To be sure, Matloff and others working on the graphene sail concept are well aware of these issues and various papers have investigated the prospects for surmounting them. But the prospect of an aerographite sail, a material with its own strengths and question marks, gives us a new entrant in the sail arena, now with initial calculations provided by Heller and team. Specifically, what the Astronomy & Astrophysics paper does is to examine a hollow sphere at meter-scale, one made out of aerographite, that can be launched into interplanetary space by conventional rocket and released, allowing solar photon pressure to go to work.

Missions within the Solar System assuming such a sphere with a shell thickness of roughly 0.5 mm could, according to these calculations, reach the orbit of Mars within 60 days, arriving at Pluto’s orbit in 4.3 years. If the material proved capable of withstanding a close solar pass, there are mission prospects for Proxima Centauri in the range of 185 years of travel time.

But a Proxima mission gets way ahead of the game. We need to look at aerographite in terms of what we can learn about it in the near-term, with missions within the Solar System of various complexity part of the learning curve. In the next post, I want to go into how an early aerographite sail could be made, and how deep space sails might be configured, and we’ll consider whether in the near-term, solar as opposed to laser sailing may be our path toward true interstellar precursors. And either tomorrow or in a third post, we need to examine how to overcome some problems raised by this material in terms of both navigation and monitoring / communications.

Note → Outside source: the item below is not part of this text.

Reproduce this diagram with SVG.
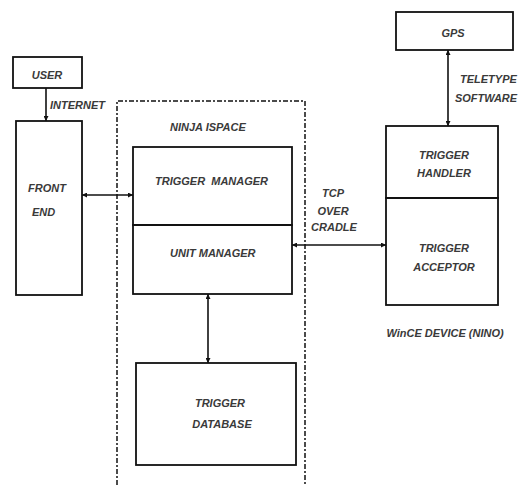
<svg xmlns="http://www.w3.org/2000/svg" width="520" height="485" viewBox="0 0 520 485">
<defs>
<style>
.box{fill:none;stroke:#111;stroke-width:1.8}
.lbl{font-family:"Liberation Sans",Arial,sans-serif;font-size:11px;font-weight:bold;font-style:italic;fill:#3a3a3a}
.mid{text-anchor:middle}
.con{stroke:#111;stroke-width:1.6;fill:none}
.bound{fill:none;stroke:#111;stroke-width:1.5;stroke-dasharray:5 2 2 2}
</style>
<marker id="ah" viewBox="0 0 6 6" refX="6" refY="3" markerWidth="5" markerHeight="5" markerUnits="userSpaceOnUse" orient="auto-start-reverse">
<path d="M0,0 L6,3 L0,6 Z" fill="#111"/>
</marker>
</defs>
<rect width="520" height="485" fill="#fff"/>
<g id="ninja-ispace">
<path class="bound" d="M117,485 V101 H305 V485"/>
<text class="lbl" x="170" y="131">NINJA ISPACE</text>
</g>
<g id="user">
<rect class="box" x="13" y="57" width="69" height="31"/>
<text class="lbl mid" x="47" y="79">USER</text>
</g>
<g id="front-end">
<rect class="box" x="16" y="121" width="66" height="174"/>
<text class="lbl" x="28" y="192">FRONT</text>
<text class="lbl" x="32" y="216">END</text>
</g>
<g id="trigger-manager">
<rect class="box" x="133" y="147" width="159" height="78"/>
<text class="lbl" x="155" y="185" xml:space="preserve">TRIGGER  MANAGER</text>
</g>
<g id="unit-manager">
<rect class="box" x="133" y="225" width="159" height="69"/>
<text class="lbl" x="170" y="257">UNIT MANAGER</text>
</g>
<g id="trigger-database">
<rect class="box" x="136" y="363" width="160" height="102"/>
<text class="lbl mid" x="220" y="407">TRIGGER</text>
<text class="lbl mid" x="222" y="428">DATABASE</text>
</g>
<g id="gps">
<rect class="box" x="396" y="12" width="117" height="38"/>
<text class="lbl mid" x="453" y="37">GPS</text>
</g>
<g id="trigger-handler">
<rect class="box" x="386" y="126" width="112" height="72"/>
<text class="lbl mid" x="444" y="159">TRIGGER</text>
<text class="lbl mid" x="444" y="177">HANDLER</text>
</g>
<g id="trigger-acceptor">
<rect class="box" x="386" y="198" width="112" height="107"/>
<text class="lbl mid" x="444" y="252">TRIGGER</text>
<text class="lbl mid" x="444" y="271">ACCEPTOR</text>
</g>
<g id="wince-device">
<text class="lbl mid" x="445" y="337">WinCE DEVICE (NINO)</text>
</g>
<g id="connectors">
<path class="con" d="M46,88 V121" marker-end="url(#ah)"/>
<text class="lbl" x="50" y="109">INTERNET</text>
<path class="con" d="M82,195 H133" marker-start="url(#ah)" marker-end="url(#ah)"/>
<path class="con" d="M292,245 H386" marker-start="url(#ah)" marker-end="url(#ah)"/>
<text class="lbl mid" x="333" y="197">TCP</text>
<text class="lbl mid" x="333" y="215">OVER</text>
<text class="lbl mid" x="334" y="231">CRADLE</text>
<path class="con" d="M448,50 V126" marker-start="url(#ah)" marker-end="url(#ah)"/>
<text class="lbl" x="460" y="83">TELETYPE</text>
<text class="lbl" x="455" y="102" textLength="62" lengthAdjust="spacingAndGlyphs">SOFTWARE</text>
<path class="con" d="M208,294 V363" marker-start="url(#ah)" marker-end="url(#ah)"/>
</g>
</svg>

The paper is Heller, Anglada-Escudé, Hippke & Kervella, “Low-cost precursor of an interstellar mission,” Astronomy & Astrophysics 7 July 2020 (abstract / preprint). The discovery paper for aerographite is Mecklenburg et al., “Aerographite: Ultra Lightweight, Flexible Nanowall, Carbon Microtube Material with Outstanding Mechanical Performance,” Advanced Materials Vol. 24, Issue 26 (12 June 2012). Abstract. Matloff’s paper on graphene is “Graphene: The Ultimate Interstellar Solar Sail Material?” JBIS 65, pp. 378-381 (2012) (full text).